Las sociedades democráticas están inmersas en un proceso creciente de politización. La movilización política en torno a asuntos altamente divisivos se ha traducido en un cuestionamiento de los pilares fundamentales de nuestros sistemas políticos, y en la polarización de las sociedades en las que habitamos.
Proyectos ideológicos antagónicos generan actualmente una creciente confrontación en sociedades que ven aparecer nuevas brechas por razón de la identidad, disparidades socioeconómicas, las migraciones, el rechazo a las instituciones políticas tradicionales o el encaje territorial.
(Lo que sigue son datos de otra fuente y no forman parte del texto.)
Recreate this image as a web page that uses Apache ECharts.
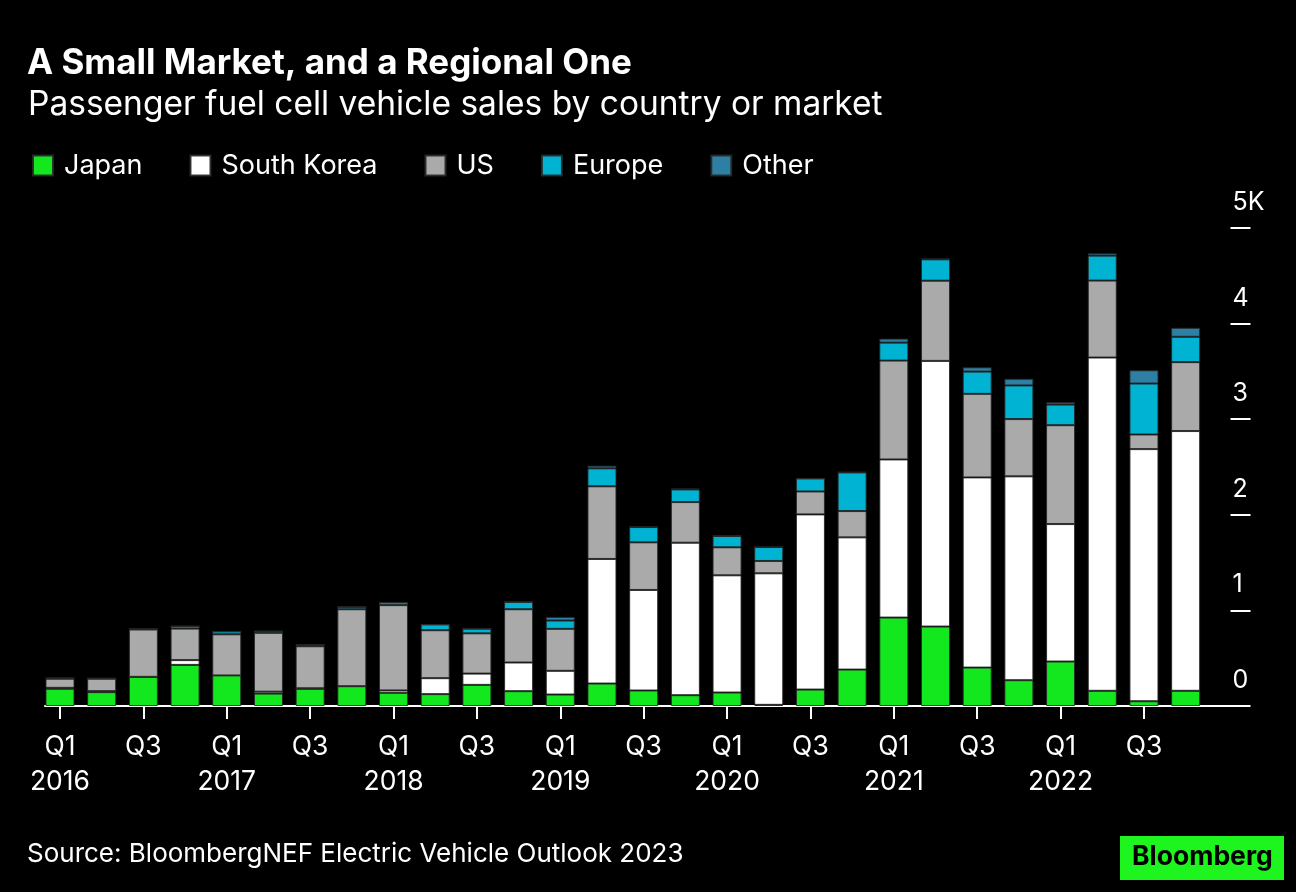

La polarización, en tanto que la existencia de posicionamientos enfrentados respecto a temas de debate, no es en sí misma negativa para la sociedad. Pero más allá de la confrontación de ideas propia de un sistema democrático, existe un fenómeno que va en aumento en muchas democracias consolidadas y que es pernicioso en muchos sentidos. Es lo que llamamos polarización tóxica, una dinámica en la que se menosprecian y deslegitiman los posicionamientos diferentes al propio: se ven a “los otros” como “enemigos”, y no hay lugar para el diálogo, el debate y la confrontación constructiva ideas.
Hacer frente a la polarización tóxica es un reto que nos interpela tanto individual como colectivamente porque afecta a la convivencia, la cohesión y la cultura democrática. La polarización tóxica deteriora los debates políticos y sociales, genera desafección política y puede derivar en violencia política, cada vez más presente en nuestras sociedades.